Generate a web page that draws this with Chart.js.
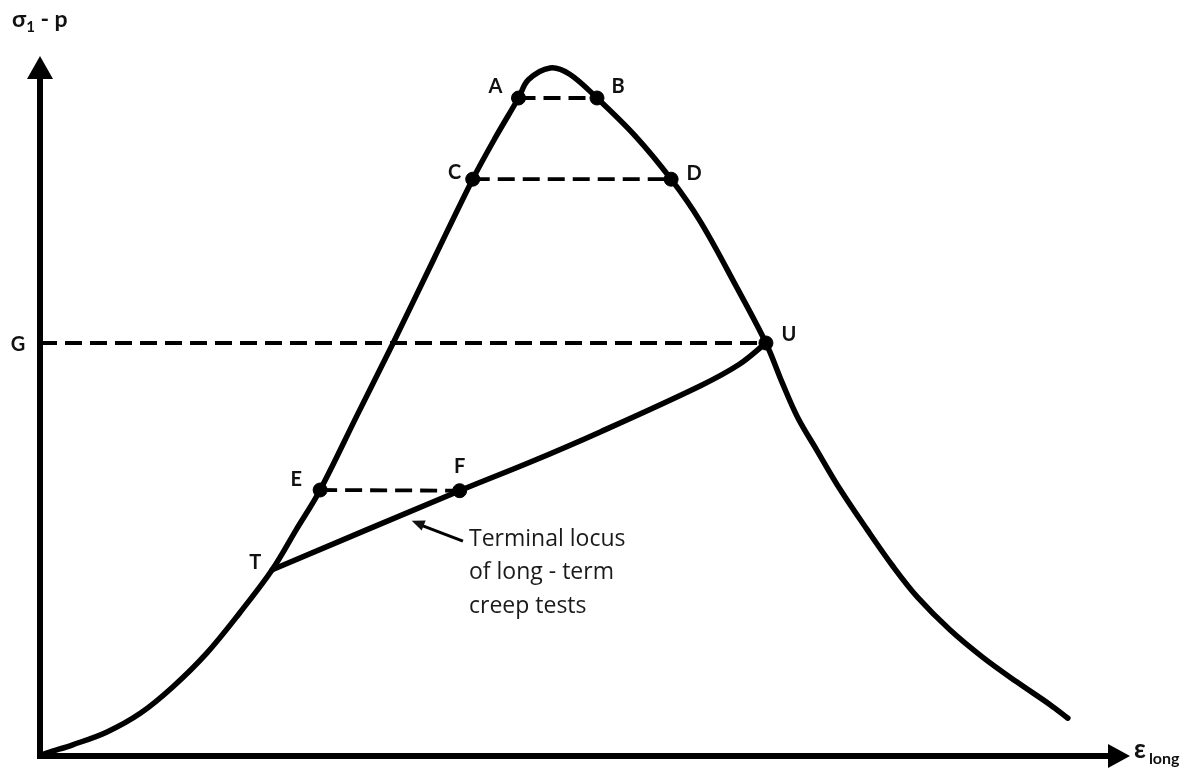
<!DOCTYPE html>
<html>
<head>
<meta charset="utf-8">
<script src="https://cdn.jsdelivr.net/npm/chart.js@4.4.1/dist/chart.umd.min.js"></script>
<style>
  html, body { margin: 0; padding: 0; background: #fff; }
  #wrap { width: 1197px; height: 769px; position: relative; }
  canvas { display: block; }
</style>
</head>
<body>
<div id="wrap"><canvas id="c" width="1197" height="769"></canvas></div>
<script>
// Stress–strain response (deviator stress vs. axial strain), relative units 0–100
const curveStrain = [0, 0.6, 3.0, 6.1, 9.2, 12.2, 15.3, 18.3, 21.3, 23.5, 25.7, 29.1, 32.4, 36.1, 39.7, 41.8, 43.9, 44.8, 46.8, 48.6, 51.1, 54.6, 57.9, 60.6, 63.8, 66.6, 68.1, 69.5, 71.3, 73.4, 75.9, 78.3, 80.5, 83.5, 86.5, 89.6, 92.7, 94.3];
const curveStress = [0, 0.4, 1.6, 3.4, 6.1, 9.9, 14.7, 20.4, 26.6, 32.3, 38.0, 48.7, 59.0, 70.9, 82.4, 88.4, 94.0, 96.6, 98.3, 97.4, 94.0, 88.6, 82.4, 76.3, 67.3, 59.0, 53.3, 48.4, 43.6, 38.1, 32.3, 27.0, 22.7, 18.0, 14.1, 10.6, 7.3, 5.4];

// Terminal locus of long-term creep tests (T → F → U)
const locusStrain = [21.3, 38.5, 45.0, 51.4, 60.6, 64.2, 66.6];
const locusStress = [26.6, 37.9, 42.0, 46.3, 52.9, 56.0, 59.0];

// Named points on the curves
const pointNames  = ['A', 'B', 'C', 'D', 'E', 'F', 'U', 'T'];
const pointStrain = [43.9, 51.1, 39.7, 57.9, 25.7, 38.5, 66.6, 21.3];
const pointStress = [94.0, 94.0, 82.4, 82.4, 38.0, 37.9, 59.0, 26.6];
const markedPoints = ['A', 'B', 'C', 'D', 'E', 'F', 'U'];

// Creep test stress levels: pairs of points joined by dashed lines
const creepPairs = [['A', 'B'], ['C', 'D'], ['E', 'F']];
const levelG = 59.0;          // stress level G, drawn from the axis to U
const levelGEnd = 66.6;

const axisTitleY = 'σ';
const axisTitleYSub = '1';
const axisTitleYRest = ' - p';
const axisTitleX = 'ε';
const axisTitleXSub = 'long';
const noteLines = ['Terminal locus', 'of long - term', 'creep tests'];

const pt = name => {
  const i = pointNames.indexOf(name);
  return { x: pointStrain[i], y: pointStress[i] };
};

const zip = (xs, ys) => xs.map((x, i) => ({ x, y: ys[i] }));

const solid = { showLine: true, borderColor: '#000', borderWidth: 5.5, pointRadius: 0,
  tension: 0.35, clip: false, fill: false, borderCapStyle: 'round', borderJoinStyle: 'round' };
const dashed = { showLine: true, borderColor: '#000', borderWidth: 3.8, pointRadius: 0,
  borderDash: [17, 8], clip: false, fill: false };

const datasets = [
  Object.assign({ label: 'curve', data: zip(curveStrain, curveStress) }, solid),
  Object.assign({ label: 'locus', data: zip(locusStrain, locusStress) }, solid),
  ...creepPairs.map(([a, b]) => Object.assign({ label: a + b, data: [pt(a), pt(b)] }, dashed)),
  Object.assign({ label: 'G', data: [{ x: 0, y: levelG }, { x: levelGEnd, y: levelG }] }, dashed),
  { label: 'marks', data: markedPoints.map(pt), showLine: false, pointRadius: 7,
    pointBackgroundColor: '#000', pointBorderColor: '#000', clip: false }
];

// label offsets relative to each point, in px
const labelOffsets = {
  A: [-23, -11], B: [21, -11], C: [-18, -7], D: [23, -6], E: [-24, -10],
  F: [0, -24], U: [23, -8], T: [-17, -7]
};

const diagramPlugin = {
  id: 'diagram',
  afterDatasetsDraw(chart) {
    const { ctx, chartArea: ca, scales: { x, y } } = chart;
    ctx.save();
    ctx.fillStyle = '#000';
    ctx.strokeStyle = '#000';

    // axes with arrowheads
    ctx.lineWidth = 6;
    ctx.lineCap = 'butt';
    ctx.beginPath();
    ctx.moveTo(ca.left, ca.bottom + 3);
    ctx.lineTo(ca.left, ca.top + 22);
    ctx.moveTo(ca.left - 3, ca.bottom);
    ctx.lineTo(ca.right - 20, ca.bottom);
    ctx.stroke();
    ctx.beginPath();
    ctx.moveTo(ca.left, ca.top);
    ctx.lineTo(ca.left - 13, ca.top + 23);
    ctx.lineTo(ca.left + 13, ca.top + 23);
    ctx.closePath();
    ctx.fill();
    ctx.beginPath();
    ctx.moveTo(ca.right, ca.bottom);
    ctx.lineTo(ca.right - 22, ca.bottom - 12);
    ctx.lineTo(ca.right - 22, ca.bottom + 12);
    ctx.closePath();
    ctx.fill();

    // point letters
    ctx.fillStyle = '#111';
    ctx.font = 'bold 20px Lato, "Open Sans", sans-serif';
    ctx.textAlign = 'center';
    ctx.textBaseline = 'middle';
    pointNames.forEach((n, i) => {
      const px = x.getPixelForValue(pointStrain[i]);
      const py = y.getPixelForValue(pointStress[i]);
      const [dx, dy] = labelOffsets[n];
      ctx.fillText(n, px + dx, py + dy);
    });
    ctx.fillText('G', ca.left - 22, y.getPixelForValue(levelG) + 2);

    // axis titles
    ctx.textAlign = 'left';
    ctx.textBaseline = 'alphabetic';
    ctx.font = 'bold 23px Lato, "Open Sans", sans-serif';
    let tx = 12;
    ctx.fillText(axisTitleY, tx, 27);
    tx += ctx.measureText(axisTitleY).width;
    ctx.font = 'bold 15px Lato, "Open Sans", sans-serif';
    ctx.fillText(axisTitleYSub, tx, 32);
    tx += ctx.measureText(axisTitleYSub).width;
    ctx.font = 'bold 23px Lato, "Open Sans", sans-serif';
    ctx.fillText(axisTitleYRest, tx, 27);

    ctx.font = 'bold 26px Lato, "Open Sans", sans-serif';
    let ex = 1134;
    ctx.fillText(axisTitleX, ex, 758);
    ex += ctx.measureText(axisTitleX).width + 3;
    ctx.font = 'bold 16px Lato, "Open Sans", sans-serif';
    ctx.fillText(axisTitleXSub, ex, 764);

    // annotation for the terminal locus
    const tipX = x.getPixelForValue(34.1), tipY = y.getPixelForValue(33.6);
    const tailX = x.getPixelForValue(38.8), tailY = y.getPixelForValue(30.7);
    ctx.lineWidth = 3;
    ctx.beginPath();
    ctx.moveTo(tailX, tailY);
    ctx.lineTo(tipX + 6, tipY + 3);
    ctx.stroke();
    const ang = Math.atan2(tipY - tailY, tipX - tailX);
    ctx.beginPath();
    ctx.moveTo(tipX, tipY);
    ctx.lineTo(tipX - 14 * Math.cos(ang - 0.4), tipY - 14 * Math.sin(ang - 0.4));
    ctx.lineTo(tipX - 14 * Math.cos(ang + 0.4), tipY - 14 * Math.sin(ang + 0.4));
    ctx.closePath();
    ctx.fill();

    ctx.fillStyle = '#1a1a1a';
    ctx.font = '23px "Open Sans", Lato, sans-serif';
    ctx.textBaseline = 'middle';
    noteLines.forEach((line, i) => ctx.fillText(line, 469, 539 + i * 33.5));
    ctx.restore();
  }
};

new Chart(document.getElementById('c'), {
  type: 'scatter',
  data: { datasets },
  options: {
    responsive: false,
    animation: false,
    devicePixelRatio: 1,
    layout: { padding: { left: 40, top: 56, right: 67, bottom: 13 } },
    plugins: { legend: { display: false }, tooltip: { enabled: false } },
    scales: {
      x: { type: 'linear', min: 0, max: 100, display: false },
      y: { type: 'linear', min: 0, max: 100, display: false }
    }
  },
  plugins: [diagramPlugin]
});
</script>
</body>
</html>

#### [Stated goal]
Gather every line from the listing above in which "with" appears, and copy those lines.

#### [Answer below]
Generate a web page that draws this with Chart.js.
    // axes with arrowheads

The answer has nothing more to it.